Hélas, la portée de l’information peut s’en trouver largement altérée. ‘’Je pense que souvent, la manière dont les débats sont posés est biaisée. S'il y a un avantage, ce serait une pression temporaire ou permanente sur les opinions publiques qu'on dresserait contre un camp et en notre faveur. Les limites sont surtout la crétinisation du débat public, un désenchantement progressif du politique qui, selon beaucoup, se limite au ‘xooti woorma bi wor’ sur les institutions, ainsi que ceux qui les représentent (désacralisation des institutions et ceux qui les incarnent’’.

À son avis, le marché politique est en train de se transformer, sous le joug des pratiques informatives, communicationnelles et participatives liées aux plateformes numériques. ‘’Ces plateformes inscrivent l'action politique, la séduction et la communication politique dans une temporalité et une logique différentes. Conséquences : horizontalité, instantanéité, défiance des citoyens vis-à-vis des personnalités publiques et des institutions’’.
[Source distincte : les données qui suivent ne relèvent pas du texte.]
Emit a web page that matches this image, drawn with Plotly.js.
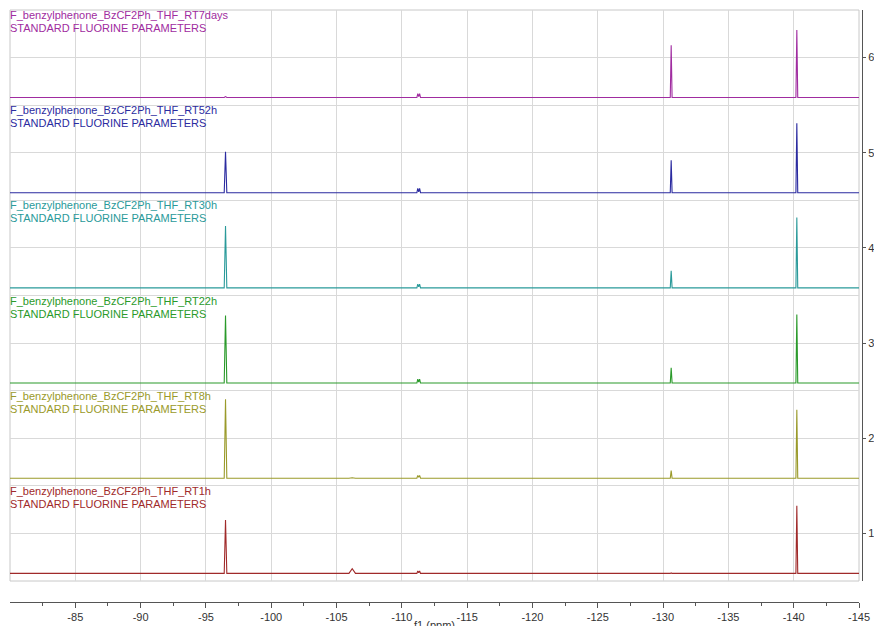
<!DOCTYPE html>
<html>
<head>
<meta charset="utf-8">
<script src="https://cdn.plot.ly/plotly-3.0.1.min.js"></script>
<style>html,body{margin:0;padding:0;background:#fff;}#chart{width:874px;height:626px;}</style>
</head>
<body>
<div id="chart"></div>
<script>
// chemical shift points (ppm) shared by all spectra
const ppm = [-80, -96.40, -96.50, -96.60, -105.95, -106.20, -106.45, -111.15, -111.22, -111.29, -111.36, -111.43,
             -130.55, -130.62, -130.69, -133.05, -133.15, -133.25, -140.17, -140.24, -140.31, -145];

// sample names (bottom to top)
const names = ["F_benzylphenone_BzCF2Ph_THF_RT1h", "F_benzylphenone_BzCF2Ph_THF_RT8h",
               "F_benzylphenone_BzCF2Ph_THF_RT22h", "F_benzylphenone_BzCF2Ph_THF_RT30h",
               "F_benzylphenone_BzCF2Ph_THF_RT52h", "F_benzylphenone_BzCF2Ph_THF_RT7days"];
const subtitle = "STANDARD FLUORINE PARAMETERS";
const xTitle = "f1 (ppm)";

// intensities above each baseline (stack units)
const int_RT1h    = [0, 0, 0.56, 0, 0, 0.05,  0, 0, 0.025, 0.008, 0.025, 0, 0, 0.005, 0, 0, 0.005, 0, 0, 0.71, 0, 0];
const int_RT8h    = [0, 0, 0.83, 0, 0, 0.005, 0, 0, 0.03,  0.01,  0.03,  0, 0, 0.08,  0, 0, 0.005, 0, 0, 0.72, 0, 0];
const int_RT22h   = [0, 0, 0.71, 0, 0, 0,     0, 0, 0.04,  0.01,  0.04,  0, 0, 0.16,  0, 0, 0.005, 0, 0, 0.72, 0, 0];
const int_RT30h   = [0, 0, 0.65, 0, 0, 0,     0, 0, 0.04,  0.01,  0.04,  0, 0, 0.18,  0, 0, 0.005, 0, 0, 0.74, 0, 0];
const int_RT52h   = [0, 0, 0.43, 0, 0, 0,     0, 0, 0.045, 0.01,  0.045, 0, 0, 0.34,  0, 0, 0.005, 0, 0, 0.73, 0, 0];
const int_RT7days = [0, 0, 0.01, 0, 0, 0,     0, 0, 0.04,  0.01,  0.04,  0, 0, 0.55,  0, 0, 0.005, 0, 0, 0.71, 0, 0];

// stacking baselines
const offsets = [0.58, 1.58, 2.58, 3.58, 4.58, 5.58];
const colors = ["#a02a2a", "#9a9a2a", "#2a9a2a", "#2a9a9a", "#2b2ba0", "#a02ca0"];

// axis ticks
const xTicks = [-85, -90, -95, -100, -105, -110, -115, -120, -125, -130, -135, -140, -145];
const xMinor = [-82.5, -87.5, -92.5, -97.5, -102.5, -107.5, -112.5, -117.5, -122.5, -127.5, -132.5, -137.5, -142.5];
const yTicks = [1, 2, 3, 4, 5, 6];
const yHalf = [1.5, 2.5, 3.5, 4.5, 5.5];

const spectra = [int_RT1h, int_RT8h, int_RT22h, int_RT30h, int_RT52h, int_RT7days];
const FONT = "Liberation Sans, Arial, sans-serif";

const traces = spectra.map((s, i) => ({
  x: ppm,
  y: s.map(v => v + offsets[i]),
  type: "scatter",
  mode: "lines",
  line: {color: colors[i], width: 1.1},
  hoverinfo: "skip",
  showlegend: false
}));

const annotations = [];
names.forEach((n, i) => {
  annotations.push({
    xref: "x domain", yref: "y", x: 0, y: i + 1.5,
    xanchor: "left", yanchor: "middle", xshift: -2, yshift: -5,
    showarrow: false, text: n,
    font: {family: FONT, size: 11, color: colors[i]}
  });
  annotations.push({
    xref: "x domain", yref: "y", x: 0, y: i + 1.5,
    xanchor: "left", yanchor: "middle", xshift: -2, yshift: -18,
    showarrow: false, text: subtitle,
    font: {family: FONT, size: 11, color: colors[i]}
  });
});
annotations.push({
  xref: "x domain", yref: "paper", x: 0.5, y: 0,
  xanchor: "center", yanchor: "top", yshift: -15,
  showarrow: false, text: xTitle,
  font: {family: FONT, size: 11, color: "#333333"}
});

const layout = {
  width: 874, height: 626,
  margin: {l: 10, r: 15, t: 10, b: 24},
  paper_bgcolor: "#ffffff",
  plot_bgcolor: "#ffffff",
  font: {family: FONT, size: 11, color: "#333333"},
  showlegend: false,
  xaxis: {
    range: [-80, -145],
    domain: [0, 1],
    anchor: "free", position: 0,
    tickmode: "array", tickvals: xTicks, ticktext: xTicks.map(v => String(v)),
    ticks: "outside", ticklen: 5, tickcolor: "#555555", tickwidth: 1,
    minor: {tickmode: "array", tickvals: xMinor, ticks: "outside", ticklen: 3, tickcolor: "#555555", showgrid: false},
    showline: true, linecolor: "#555555", linewidth: 1,
    showgrid: true, gridcolor: "#d9d9d9", gridwidth: 1,
    zeroline: false,
    automargin: false,
    tickfont: {family: FONT, size: 11, color: "#333333"}
  },
  yaxis: {
    range: [0.5, 6.5],
    domain: [21/592, 1],
    side: "right",
    anchor: "free", position: 1, shift: 3,
    tickmode: "array", tickvals: yTicks,
    ticks: "outside", ticklen: 3, tickcolor: "#555555",
    minor: {tickmode: "array", tickvals: yHalf, ticklen: 0, showgrid: true, gridcolor: "#d9d9d9", gridwidth: 1},
    showline: true, linecolor: "#555555", linewidth: 1,
    showgrid: true, gridcolor: "#d9d9d9", gridwidth: 1,
    zeroline: false,
    automargin: false,
    tickfont: {family: FONT, size: 11, color: "#333333"}
  },
  shapes: [{
    type: "rect", xref: "x domain", yref: "y domain",
    x0: 0, x1: 1, y0: 0, y1: 1,
    line: {color: "#c8c8c8", width: 1}, layer: "below"
  }],
  annotations: annotations
};

Plotly.newPlot("chart", traces, layout, {displayModeBar: false, staticPlot: true});
</script>
</body>
</html>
Pour Chimère Lopy, il est évident que le journaliste doit se réinventer, essayer de reprendre la main, dans ce contexte où la concurrence arrive de toutes parts. ‘’Les journalistes, dit-il, doivent se remettre en question, voir s'ils sont vraiment en train d'accomplir leur rôle. En plus de l’opacité qui règne dans les administrations, ils n’ont pas toujours la confiance de certaines personnalités comme Sonko ou Hadjibou Soumaré. Il faut travailler à avoir la confiance des sources’’.